Now imagine a boosted tree model where Income contributes 184.6 total gain out of 1240.3 overall gain. Its gain share is about 14.88%. If it appears in 28 out of 315 splits, its split share is about 8.89%. That pattern suggests Income is not the most frequently used feature, but when it is used, it produces relatively strong predictive improvements.
How variable importance differs from SHAP values
People often search for variable importance and SHAP together. They are related but not identical. Variable importance usually gives you a global ranking for the model as a whole. SHAP values explain how each feature contributes to individual predictions and can be aggregated into global importance summaries. If your goal is a quick feature ranking, permutation or gain importance may be enough. If your goal is prediction-level explainability with direction and magnitude, SHAP is often more informative.

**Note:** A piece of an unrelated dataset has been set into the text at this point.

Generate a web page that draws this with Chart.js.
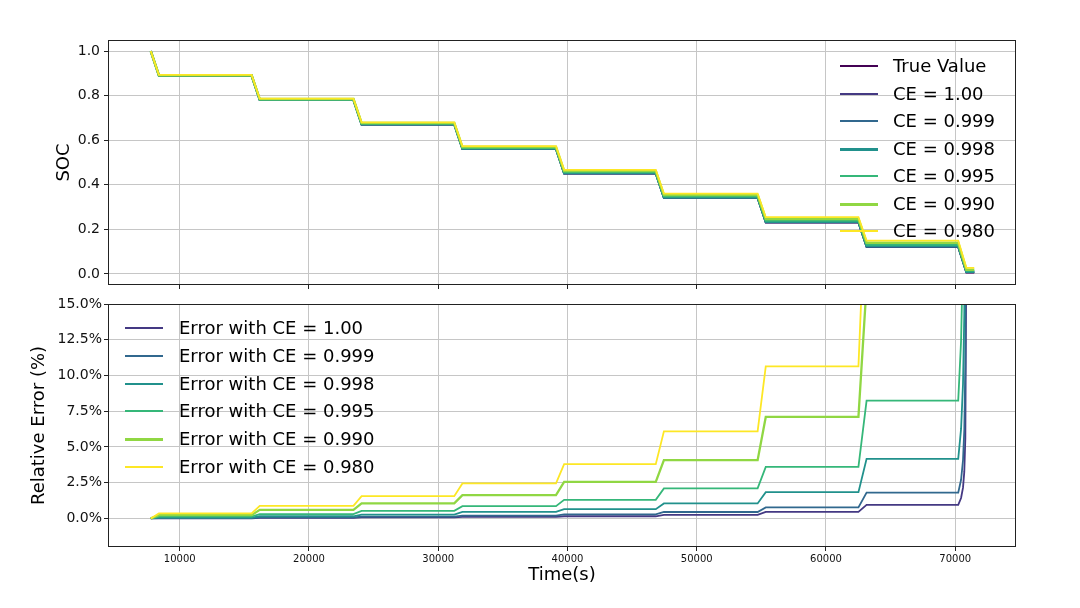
<!DOCTYPE html>
<html>
<head>
<meta charset="utf-8">
<script src="https://cdn.jsdelivr.net/npm/chart.js@4.4.1/dist/chart.umd.min.js"></script>
<style>
  html, body { margin: 0; padding: 0; background: #fff; }
  #wrap { position: relative; width: 1080px; height: 608px; overflow: hidden; font-family: 'DejaVu Sans', sans-serif; }
  #wrap canvas { position: absolute; left: 0; }
  #soc-chart { top: 0; }
  #err-chart { top: 290px; }
  .legend { position: absolute; left: 0; top: 0; width: 0; height: 0; }
  .legend .swatch { position: absolute; width: 38px; }
  .legend .txt { position: absolute; font-size: 18px; line-height: 20px; white-space: nowrap; color: #000; }
</style>
</head>
<body>
<div id="wrap">
  <canvas id="soc-chart" width="1080" height="300"></canvas>
  <canvas id="err-chart" width="1080" height="318"></canvas>
  <div id="soc-legend" class="legend"></div>
  <div id="err-legend" class="legend"></div>
</div>
<script>
(function () {
  'use strict';

  // time axis (s) and ticks
  var xTicks = [10000, 20000, 30000, 40000, 50000, 60000, 70000];
  var socTicks = [0, 0.2, 0.4, 0.6, 0.8, 1.0];
  var errTicks = [0, 2.5, 5, 7.5, 10, 12.5, 15];

  // upper panel: SOC
  var socTimes = [7760, 8390, 15560, 16190, 23440, 24070, 31240, 31870, 39110, 39740, 46830, 47460, 54710, 55340, 62510, 63140, 70230, 70860, 71470];
  var socLabels = ['True Value', 'CE = 1.00', 'CE = 0.999', 'CE = 0.998', 'CE = 0.995', 'CE = 0.990', 'CE = 0.980'];
  var socTrue  = [1.0, 0.89, 0.89, 0.78, 0.78, 0.67, 0.67, 0.56, 0.56, 0.45, 0.45, 0.34, 0.34, 0.23, 0.23, 0.12, 0.12, 0.006, 0.006];
  var soc1000  = [1.0, 0.8901, 0.8901, 0.7803, 0.7803, 0.6705, 0.6705, 0.5606, 0.5606, 0.4507, 0.4507, 0.3408, 0.3408, 0.2311, 0.2311, 0.1211, 0.1211, 0.007, 0.007];
  var soc999   = [1.0, 0.8902, 0.8902, 0.7805, 0.7805, 0.6708, 0.6708, 0.5611, 0.5611, 0.4513, 0.4513, 0.3415, 0.3415, 0.2318, 0.2318, 0.1222, 0.1222, 0.008, 0.008];
  var soc998   = [1.0, 0.8905, 0.8905, 0.7812, 0.7812, 0.6718, 0.6718, 0.5626, 0.5626, 0.4529, 0.4529, 0.3436, 0.3436, 0.2342, 0.2342, 0.1250, 0.1250, 0.010, 0.010];
  var soc995   = [1.0, 0.8911, 0.8911, 0.7823, 0.7823, 0.6736, 0.6736, 0.5648, 0.5648, 0.4559, 0.4559, 0.3471, 0.3471, 0.2383, 0.2383, 0.1299, 0.1299, 0.014, 0.014];
  var soc990   = [1.0, 0.8920, 0.8920, 0.7847, 0.7847, 0.6770, 0.6770, 0.5691, 0.5691, 0.4615, 0.4615, 0.3539, 0.3539, 0.2463, 0.2463, 0.1396, 0.1396, 0.019, 0.019];
  var soc980   = [1.0, 0.8931, 0.8931, 0.7869, 0.7869, 0.6805, 0.6805, 0.5737, 0.5737, 0.4671, 0.4671, 0.3607, 0.3607, 0.2545, 0.2545, 0.1493, 0.1493, 0.027, 0.027];

  // lower panel: relative error (%)
  var errTimes = [7760, 8390, 15560, 16190, 23440, 24070, 31240, 31870, 39110, 39740, 46830, 47460, 54710, 55340, 62510, 63140, 70230, 70450, 70600, 70700, 70780, 70860, 71470];
  var errLabels = ['Error with CE = 1.00', 'Error with CE = 0.999', 'Error with CE = 0.998', 'Error with CE = 0.995', 'Error with CE = 0.990', 'Error with CE = 0.980'];
  var err1000 = [0, 0.01, 0.01, 0.04, 0.04, 0.07, 0.07, 0.11, 0.11, 0.15, 0.15, 0.25, 0.25, 0.46, 0.46, 0.95, 0.95, 1.43, 2.15, 3.27, 5.6, 19, 19];
  var err999  = [0, 0.025, 0.025, 0.07, 0.07, 0.12, 0.12, 0.2, 0.2, 0.28, 0.28, 0.45, 0.45, 0.77, 0.77, 1.8, 1.8, 2.7, 4.07, 6.2, 10.6, 36, 36];
  var err998  = [0, 0.06, 0.06, 0.15, 0.15, 0.27, 0.27, 0.46, 0.46, 0.65, 0.65, 1.05, 1.05, 1.84, 1.84, 4.17, 4.17, 6.26, 9.4, 14.3, 24.6, 83, 83];
  var err995  = [0, 0.12, 0.12, 0.3, 0.3, 0.53, 0.53, 0.86, 0.86, 1.3, 1.3, 2.1, 2.1, 3.6, 3.6, 8.24, 8.24, 12.4, 18.6, 28.3, 48.6, 165, 165];
  var err990  = [0, 0.23, 0.23, 0.6, 0.6, 1.05, 1.05, 1.63, 1.63, 2.56, 2.56, 4.08, 4.08, 7.1, 7.1, 16.3, 16.3, 24.5, 36.8, 56, 96, 326, 326];
  var err980  = [0, 0.35, 0.35, 0.88, 0.88, 1.56, 1.56, 2.45, 2.45, 3.8, 3.8, 6.09, 6.09, 10.64, 10.64, 24.4, 24.4, 36.6, 55, 84, 144, 488, 488];

  var viridis = ['#440154', '#443983', '#31688e', '#21918c', '#35b779', '#90d743', '#fde725'];
  var FONT = "'DejaVu Sans', sans-serif";

  function points(times, values) {
    return times.map(function (t, i) { return { x: t, y: values[i] }; });
  }

  function makeDatasets(times, series, labels, colors, widths) {
    return series.map(function (vals, i) {
      return {
        label: labels[i],
        data: points(times, vals),
        borderColor: colors[i],
        backgroundColor: colors[i],
        borderWidth: widths[i],
        pointRadius: 0,
        tension: 0,
        fill: false,
        order: series.length - i
      };
    });
  }

  var framePlugin = {
    id: 'frame',
    afterDatasetsDraw: function (chart) {
      var a = chart.chartArea, ctx = chart.ctx;
      ctx.save();
      ctx.strokeStyle = '#222';
      ctx.lineWidth = 1;
      ctx.strokeRect(Math.round(a.left) + 0.5, Math.round(a.top) + 0.5,
        Math.round(a.right - a.left) - 1, Math.round(a.bottom - a.top) - 1);
      ctx.restore();
    }
  };

  function makeChart(canvas, datasets, cfg) {
    return new Chart(canvas.getContext('2d'), {
      type: 'line',
      data: { datasets: datasets },
      plugins: [framePlugin],
      options: {
        responsive: false,
        animation: false,
        events: [],
        layout: { padding: cfg.padding },
        plugins: { legend: { display: false }, tooltip: { enabled: false } },
        scales: {
          x: {
            type: 'linear',
            min: 4450,
            max: 74700,
            afterBuildTicks: function (s) { s.ticks = xTicks.map(function (v) { return { value: v }; }); },
            afterFit: function (s) { s.height = cfg.xHeight; },
            border: { display: false },
            grid: { color: '#c6c6c6', lineWidth: 1, tickColor: '#222', tickLength: 4 },
            ticks: {
              display: cfg.xLabels,
              padding: 2,
              maxRotation: 0,
              color: '#111',
              font: { family: FONT, size: 10 },
              callback: function (v) { return String(v); }
            },
            title: {
              display: cfg.xLabels,
              text: 'Time(s)',
              color: '#000',
              font: { family: FONT, size: 18 },
              padding: { top: 0, bottom: 22 }
            }
          },
          y: {
            min: cfg.yMin,
            max: cfg.yMax,
            afterBuildTicks: function (s) { s.ticks = cfg.yTicks.map(function (v) { return { value: v }; }); },
            afterFit: function (s) { s.width = 108; },
            border: { display: false },
            grid: { color: '#c6c6c6', lineWidth: 1, tickColor: '#222', tickLength: 4 },
            ticks: {
              padding: cfg.yPad,
              color: '#111',
              font: { family: FONT, size: 14 },
              callback: cfg.yFormat
            },
            title: {
              display: true,
              text: cfg.yTitle,
              color: '#000',
              font: { family: FONT, size: 18 },
              padding: { top: cfg.yTitleOffset, bottom: 0 }
            }
          }
        }
      }
    });
  }

  function buildLegend(el, labels, colors, widths, lineLeft, textLeft, firstY, step) {
    labels.forEach(function (lab, i) {
      var y = Math.round(firstY + i * step);
      var h = widths[i] > 2.2 ? 3 : 2;
      var sw = document.createElement('div');
      sw.className = 'swatch';
      sw.style.left = lineLeft + 'px';
      sw.style.top = (y - 1) + 'px';
      sw.style.height = h + 'px';
      sw.style.background = colors[i];
      el.appendChild(sw);
      var tx = document.createElement('div');
      tx.className = 'txt';
      tx.style.left = textLeft + 'px';
      tx.style.top = (y - 10) + 'px';
      tx.textContent = lab;
      el.appendChild(tx);
    });
  }

  document.addEventListener('DOMContentLoaded', function () {
    if (typeof Chart === 'undefined') return;

    var socWidths = [1.8, 1.8, 1.8, 2.5, 1.8, 2.5, 1.8];
    makeChart(document.getElementById('soc-chart'),
      makeDatasets(socTimes, [socTrue, soc1000, soc999, soc998, soc995, soc990, soc980], socLabels, viridis, socWidths),
      {
        padding: { left: 0, right: 64, top: 40, bottom: 0 },
        xHeight: 15,
        xLabels: false,
        yMin: -0.05, yMax: 1.05, yTicks: socTicks, yPad: 4,
        yFormat: function (v) { return Number(v).toFixed(1); },
        yTitle: 'SOC', yTitleOffset: 54
      });

    var errColors = viridis.slice(1);
    var errWidths = [1.8, 1.8, 1.8, 1.8, 2.3, 1.8];
    makeChart(document.getElementById('err-chart'),
      makeDatasets(errTimes, [err1000, err999, err998, err995, err990, err980], errLabels, errColors, errWidths),
      {
        padding: { left: 0, right: 64, top: 14, bottom: 0 },
        xHeight: 61,
        xLabels: true,
        yMin: -2, yMax: 15, yTicks: errTicks, yPad: 2,
        yFormat: function (v) { return Number(v).toFixed(1) + '%'; },
        yTitle: 'Relative Error (%)', yTitleOffset: 29
      });

    buildLegend(document.getElementById('soc-legend'), socLabels, viridis, socWidths, 840, 893, 66, 27.5);
    buildLegend(document.getElementById('err-legend'), errLabels, errColors, errWidths, 125, 179, 328, 27.8);
  });
})();
</script>
</body>
</html>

Authoritative references and further reading
If you want to go deeper into model interpretation, these sources are strong places to start:
- NIST AI Risk Management Framework for trustworthy AI and model governance context.
- University of California, Berkeley: Breiman’s Random Forests paper for classic theory behind bootstrap sampling, out-of-bag evaluation, and feature importance.
- Google’s Machine Learning educational materials for accessible explanations of metrics, validation, and model behavior.
Final takeaway
So, how is variable importance calculated? The honest expert answer is: it depends on the method. In permutation importance, it is the drop in validation performance after shuffling one feature. In tree gain importance, it is the share of split improvement attributed to that feature across the ensemble. Both are useful. Neither is perfect. The best practice is to calculate importance on reliable evaluation data, compare more than one method, and interpret rankings in the context of feature correlation, metric choice, and business goals. Use the calculator above as a fast way to quantify both the raw importance value and the relative percentage so your interpretation starts with clear math instead of guesswork.